Criminal

The Soft Moon

Sacred Bones Records – 2018
par Michael, le 5 février 2018
8

The Soft Moon n’a jamais rien eu de soft, ça on le savait depuis 2010 et ce premier album éponyme. Pas vraiment un habitué des playlists de communion et de mariage, Luis Vasquez avait touché le fond de la noirceur avec Deeper, un album claustrophobique au possible, suintant le mal-être et la dépression par tous les pores. Pourtant force est de constater qu’avec Criminal, le Californien s’enfonce encore un peu plus profondément et durablement dans les sables mouvants d’une psyché qui s’avère plus touffue et épineuse qu’une haie de pyracanthas. 

Criminal porte comme son prédécesseur parfaitement son nom. Vasquez s’en est largement expliqué: il s’agit d’un album sur la culpabilité, thème à la fois auto-centré et totalement universel, qu’on ait ou non baigné comme l’américain dans une stricte éducation catholique. La liste des titres parle d’elle-même - « Burn », « Choke », « The Pain », « It Kills », « ILL » ou « Like a Father », chanson sur le père que Vasquez n’aura jamais connu. Au final, il n’y a que « Give Something » pour entrevoir une vision plus optimiste pour le futur. La question est aussi ancienne que la musique existe: est-ce cette dernière qui encourage la dépression ou la dépression qui déteint sur elle ? Sans doute un subtil mélange des deux, le tout agrémenté comme c’est le cas pour Vasquez d’un exutoire paradoxalement très impudique pour quelqu’un qui semble au civil plutôt discret.

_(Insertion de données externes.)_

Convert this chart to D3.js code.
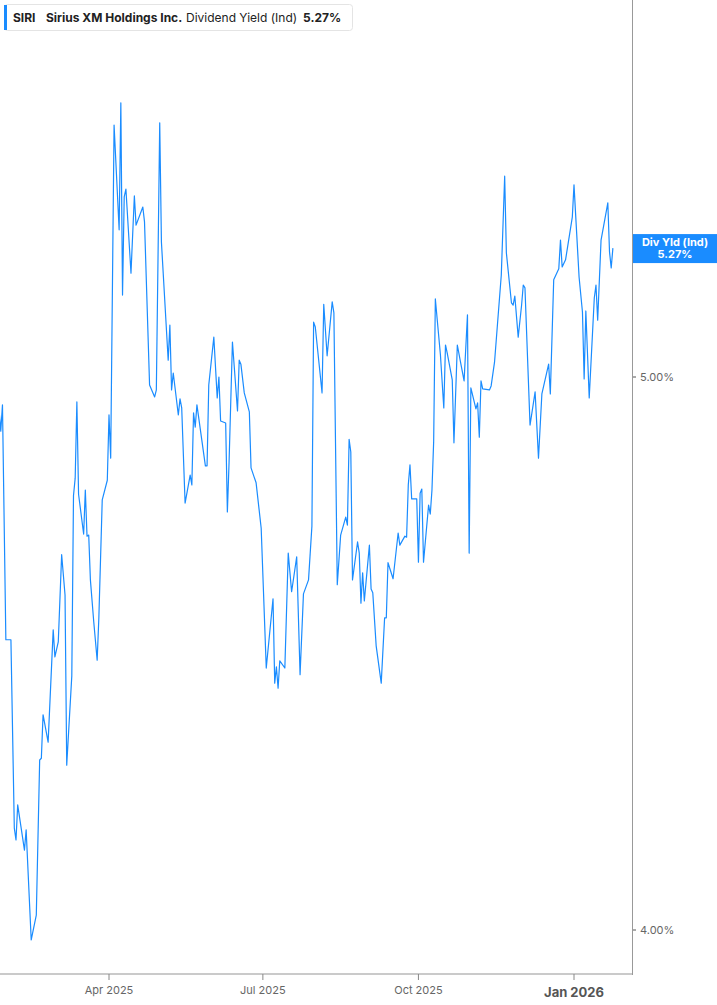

En serait-on donc resté au même point que sur Deeper ? Pas exactement: il y a une évolution et celle-ci se manifeste principalement sous deux aspects. Premièrement le chant. Vasquez a pris des cours et ça s’entend. Non que celui-ci fût disgracieux auparavant, mais il est nettement plus assumé sur Criminal, plus mélodique aussi. Ce qui pourrait alors passer pour un assouplissement ou une inflexion est contrebalancé par un rendu sonore plus brut et plus immédiat que sur Deeper. Là ou Deeper fonctionnait comme un véritable mille-feuille jouant sur la profusion de petits détails et une vertigineuse profondeur de champ, Criminal resserre la focale. Le son est plus concassé et métallique, à tel point que l’on l’impression d’avoir en miniature des petites concrétions dont on serait bien en peine d’isoler ou de détacher mentalement un élément. Un album qui s’appréhende aussi différemment de Deeper. Ce dernier jouait sur la vision d'ensemble alors que les morceaux de Criminal peuvent s’apprécier de manière plus isolée, sans parler de collection hétéroclite car l'unité de ton et de forme est bien présente.  

On évitera de faire des pronostics sur le futur de The Soft Moon puisque quand on croit avoir touché le fond du fond, Vasquez arrive encore à creuser. Mais ce qui est certain que le groupe fait désormais figure de pièce maîtresse sur l’échiquier des musiques dures et froides. Une musique capable de fédérer un large public et dont Deeper révèle le mieux à ce jour tout le syncrétisme que Luis Vasquez a tenté de véhiculer au travers de ce projet.